(DATASET CONTENT)
%%

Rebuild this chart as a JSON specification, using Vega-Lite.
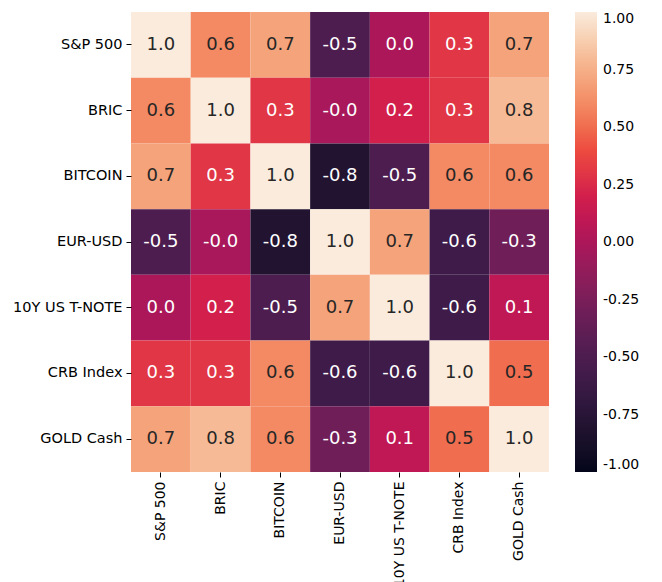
{
  "$schema": "https://vega.github.io/schema/vega-lite/v6.json",
  "width": 418,
  "height": 460,
  "padding": {"left": 12, "top": 12, "right": 5, "bottom": 5},
  "background": "white",
  "config": {"view": {"stroke": null}, "font": "DejaVu Sans"},
  "data": {"values": [
    {"r":"S&P 500","c":"S&P 500","v":1.0},{"r":"S&P 500","c":"BRIC","v":0.6},{"r":"S&P 500","c":"BITCOIN","v":0.7},{"r":"S&P 500","c":"EUR-USD","v":-0.5},{"r":"S&P 500","c":"10Y US T-NOTE","v":0.0},{"r":"S&P 500","c":"CRB Index","v":0.3},{"r":"S&P 500","c":"GOLD Cash","v":0.7},
    {"r":"BRIC","c":"S&P 500","v":0.6},{"r":"BRIC","c":"BRIC","v":1.0},{"r":"BRIC","c":"BITCOIN","v":0.3},{"r":"BRIC","c":"EUR-USD","v":-0.02,"t":"-0.0"},{"r":"BRIC","c":"10Y US T-NOTE","v":0.2},{"r":"BRIC","c":"CRB Index","v":0.3},{"r":"BRIC","c":"GOLD Cash","v":0.8},
    {"r":"BITCOIN","c":"S&P 500","v":0.7},{"r":"BITCOIN","c":"BRIC","v":0.3},{"r":"BITCOIN","c":"BITCOIN","v":1.0},{"r":"BITCOIN","c":"EUR-USD","v":-0.8},{"r":"BITCOIN","c":"10Y US T-NOTE","v":-0.5},{"r":"BITCOIN","c":"CRB Index","v":0.6},{"r":"BITCOIN","c":"GOLD Cash","v":0.6},
    {"r":"EUR-USD","c":"S&P 500","v":-0.5},{"r":"EUR-USD","c":"BRIC","v":-0.02,"t":"-0.0"},{"r":"EUR-USD","c":"BITCOIN","v":-0.8},{"r":"EUR-USD","c":"EUR-USD","v":1.0},{"r":"EUR-USD","c":"10Y US T-NOTE","v":0.7},{"r":"EUR-USD","c":"CRB Index","v":-0.6},{"r":"EUR-USD","c":"GOLD Cash","v":-0.3},
    {"r":"10Y US T-NOTE","c":"S&P 500","v":0.0},{"r":"10Y US T-NOTE","c":"BRIC","v":0.2},{"r":"10Y US T-NOTE","c":"BITCOIN","v":-0.5},{"r":"10Y US T-NOTE","c":"EUR-USD","v":0.7},{"r":"10Y US T-NOTE","c":"10Y US T-NOTE","v":1.0},{"r":"10Y US T-NOTE","c":"CRB Index","v":-0.6},{"r":"10Y US T-NOTE","c":"GOLD Cash","v":0.1},
    {"r":"CRB Index","c":"S&P 500","v":0.3},{"r":"CRB Index","c":"BRIC","v":0.3},{"r":"CRB Index","c":"BITCOIN","v":0.6},{"r":"CRB Index","c":"EUR-USD","v":-0.6},{"r":"CRB Index","c":"10Y US T-NOTE","v":-0.6},{"r":"CRB Index","c":"CRB Index","v":1.0},{"r":"CRB Index","c":"GOLD Cash","v":0.5},
    {"r":"GOLD Cash","c":"S&P 500","v":0.7},{"r":"GOLD Cash","c":"BRIC","v":0.8},{"r":"GOLD Cash","c":"BITCOIN","v":0.6},{"r":"GOLD Cash","c":"EUR-USD","v":-0.3},{"r":"GOLD Cash","c":"10Y US T-NOTE","v":0.1},{"r":"GOLD Cash","c":"CRB Index","v":0.5},{"r":"GOLD Cash","c":"GOLD Cash","v":1.0}
  ]},
  "transform": [{"calculate": "datum.t ? datum.t : replace(format(datum.v, '.1f'), '\u2212', '-')", "as": "label"}],
  "encoding": {
    "x": {"field": "c", "type": "nominal", "sort": ["S&P 500","BRIC","BITCOIN","EUR-USD","10Y US T-NOTE","CRB Index","GOLD Cash"], "title": null,
      "axis": {"labelAngle": -90, "labelFontSize": 14, "labelColor": "black", "domain": false, "tickColor": "black", "tickSize": 5, "labelPadding": 4}},
    "y": {"field": "r", "type": "nominal", "sort": ["S&P 500","BRIC","BITCOIN","EUR-USD","10Y US T-NOTE","CRB Index","GOLD Cash"], "title": null,
      "axis": {"labelFontSize": 14.5, "labelColor": "black", "domain": false, "tickColor": "black", "tickSize": 5, "labelPadding": 4}}
  },
  "layer": [
    {"mark": {"type": "rect"},
     "encoding": {"color": {"field": "v", "type": "quantitative",
       "scale": {"domain": [-1,-0.8,-0.6,-0.4,-0.2,0,0.2,0.4,0.6,0.8,1], "range": ["#03051a","#221331","#3e1b48","#5d1e54","#841e5a","#ac1759","#d21f4c","#ed4b3f","#f38a63","#f6bb96","#faebdd"]},
       "legend": {"title": null, "gradientLength": 460, "gradientThickness": 22, "values": [-1,-0.75,-0.5,-0.25,0,0.25,0.5,0.75,1], "labelExpr": "replace(format(datum.value, '.2f'), '\u2212', '-')", "labelFontSize": 14, "labelColor": "black", "offset": 26, "gradientStrokeWidth": 0, "labelOffset": 6}}}},
    {"mark": {"type": "text", "fontSize": 18},
     "encoding": {"text": {"field": "label"},
       "color": {"condition": {"test": "datum.v >= 0.45", "value": "#262626"}, "value": "white"}}}
  ]
}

%%

(PROBLEM REQUIREMENTS)
Repeat the material verbatim. Do not carry over any picture.

(FULL ANSWER)
Rebuild this chart as a JSON specification, using Vega-Lite.
{
  "$schema": "https://vega.github.io/schema/vega-lite/v6.json",
  "width": 418,
  "height": 460,
  "padding": {"left": 12, "top": 12, "right": 5, "bottom": 5},
  "background": "white",
  "config": {"view": {"stroke": null}, "font": "DejaVu Sans"},
  "data": {"values": [
    {"r":"S&P 500","c":"S&P 500","v":1.0},{"r":"S&P 500","c":"BRIC","v":0.6},{"r":"S&P 500","c":"BITCOIN","v":0.7},{"r":"S&P 500","c":"EUR-USD","v":-0.5},{"r":"S&P 500","c":"10Y US T-NOTE","v":0.0},{"r":"S&P 500","c":"CRB Index","v":0.3},{"r":"S&P 500","c":"GOLD Cash","v":0.7},
    {"r":"BRIC","c":"S&P 500","v":0.6},{"r":"BRIC","c":"BRIC","v":1.0},{"r":"BRIC","c":"BITCOIN","v":0.3},{"r":"BRIC","c":"EUR-USD","v":-0.02,"t":"-0.0"},{"r":"BRIC","c":"10Y US T-NOTE","v":0.2},{"r":"BRIC","c":"CRB Index","v":0.3},{"r":"BRIC","c":"GOLD Cash","v":0.8},
    {"r":"BITCOIN","c":"S&P 500","v":0.7},{"r":"BITCOIN","c":"BRIC","v":0.3},{"r":"BITCOIN","c":"BITCOIN","v":1.0},{"r":"BITCOIN","c":"EUR-USD","v":-0.8},{"r":"BITCOIN","c":"10Y US T-NOTE","v":-0.5},{"r":"BITCOIN","c":"CRB Index","v":0.6},{"r":"BITCOIN","c":"GOLD Cash","v":0.6},
    {"r":"EUR-USD","c":"S&P 500","v":-0.5},{"r":"EUR-USD","c":"BRIC","v":-0.02,"t":"-0.0"},{"r":"EUR-USD","c":"BITCOIN","v":-0.8},{"r":"EUR-USD","c":"EUR-USD","v":1.0},{"r":"EUR-USD","c":"10Y US T-NOTE","v":0.7},{"r":"EUR-USD","c":"CRB Index","v":-0.6},{"r":"EUR-USD","c":"GOLD Cash","v":-0.3},
    {"r":"10Y US T-NOTE","c":"S&P 500","v":0.0},{"r":"10Y US T-NOTE","c":"BRIC","v":0.2},{"r":"10Y US T-NOTE","c":"BITCOIN","v":-0.5},{"r":"10Y US T-NOTE","c":"EUR-USD","v":0.7},{"r":"10Y US T-NOTE","c":"10Y US T-NOTE","v":1.0},{"r":"10Y US T-NOTE","c":"CRB Index","v":-0.6},{"r":"10Y US T-NOTE","c":"GOLD Cash","v":0.1},
    {"r":"CRB Index","c":"S&P 500","v":0.3},{"r":"CRB Index","c":"BRIC","v":0.3},{"r":"CRB Index","c":"BITCOIN","v":0.6},{"r":"CRB Index","c":"EUR-USD","v":-0.6},{"r":"CRB Index","c":"10Y US T-NOTE","v":-0.6},{"r":"CRB Index","c":"CRB Index","v":1.0},{"r":"CRB Index","c":"GOLD Cash","v":0.5},
    {"r":"GOLD Cash","c":"S&P 500","v":0.7},{"r":"GOLD Cash","c":"BRIC","v":0.8},{"r":"GOLD Cash","c":"BITCOIN","v":0.6},{"r":"GOLD Cash","c":"EUR-USD","v":-0.3},{"r":"GOLD Cash","c":"10Y US T-NOTE","v":0.1},{"r":"GOLD Cash","c":"CRB Index","v":0.5},{"r":"GOLD Cash","c":"GOLD Cash","v":1.0}
  ]},
  "transform": [{"calculate": "datum.t ? datum.t : replace(format(datum.v, '.1f'), '\u2212', '-')", "as": "label"}],
  "encoding": {
    "x": {"field": "c", "type": "nominal", "sort": ["S&P 500","BRIC","BITCOIN","EUR-USD","10Y US T-NOTE","CRB Index","GOLD Cash"], "title": null,
      "axis": {"labelAngle": -90, "labelFontSize": 14, "labelColor": "black", "domain": false, "tickColor": "black", "tickSize": 5, "labelPadding": 4}},
    "y": {"field": "r", "type": "nominal", "sort": ["S&P 500","BRIC","BITCOIN","EUR-USD","10Y US T-NOTE","CRB Index","GOLD Cash"], "title": null,
      "axis": {"labelFontSize": 14.5, "labelColor": "black", "domain": false, "tickColor": "black", "tickSize": 5, "labelPadding": 4}}
  },
  "layer": [
    {"mark": {"type": "rect"},
     "encoding": {"color": {"field": "v", "type": "quantitative",
       "scale": {"domain": [-1,-0.8,-0.6,-0.4,-0.2,0,0.2,0.4,0.6,0.8,1], "range": ["#03051a","#221331","#3e1b48","#5d1e54","#841e5a","#ac1759","#d21f4c","#ed4b3f","#f38a63","#f6bb96","#faebdd"]},
       "legend": {"title": null, "gradientLength": 460, "gradientThickness": 22, "values": [-1,-0.75,-0.5,-0.25,0,0.25,0.5,0.75,1], "labelExpr": "replace(format(datum.value, '.2f'), '\u2212', '-')", "labelFontSize": 14, "labelColor": "black", "offset": 26, "gradientStrokeWidth": 0, "labelOffset": 6}}}},
    {"mark": {"type": "text", "fontSize": 18},
     "encoding": {"text": {"field": "label"},
       "color": {"condition": {"test": "datum.v >= 0.45", "value": "#262626"}, "value": "white"}}}
  ]
}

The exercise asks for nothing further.